In this paper I draw on Paul’s Ricoeur’s interpretation of Max Weber’s concept of Herrschaft or authority. This theoretical framework allows me to advance a number of arguments that can help explain the current crisis from a perspective currently lacking in the literature. The upshot is a more fine-grained understanding of the discourses which aim to legitimate the authority of the CJEU, allowing us to appreciate the successes and failures of these strategies of legitimation.

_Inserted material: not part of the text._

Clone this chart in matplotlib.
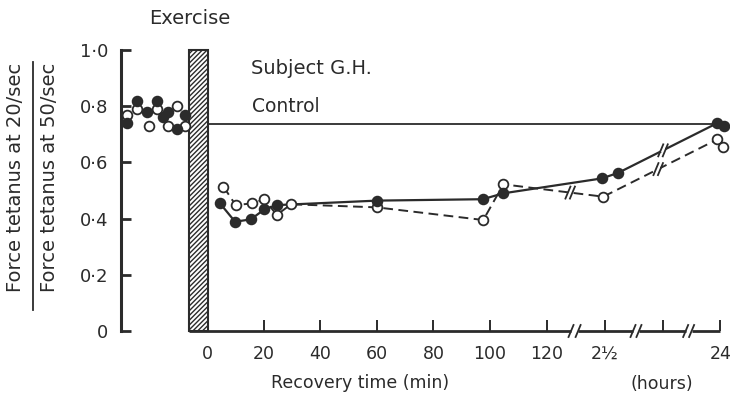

In the first part of the paper, I lay out the current predicament, suggesting in what ways the authority of the CJEU is under stress and providing some background on how we got here. In part two, I reconstruct the theoretical framework of the Ricoeur-Webber nexus. Part of Webber’s notion of authority is the gap between the claim to authority and the belief with which that claim is met. Ricoeur suggests that there is a type of ideological discourse which takes place in order to bridge the gap between claim and belief. In the final part of the paper, I employ this theoretical apparatus to examine a number of discursive strategies employed by the Court such as collegiality and incrementality, and by its academic defenders such as constitutional pluralism. In conclusion, I suggest that these strategies have produced ambivalent results, often with great success in the short and medium term but with potential long-term downsides for the perception of CJEU’s authority.
Aristel Skrbic is a legal and political philosopher with broad research interests in the areas of European integration, climate change, and migration.
He is a Fellow of the Flemish Research Council at the Institute of Philosophy, University of Leuven.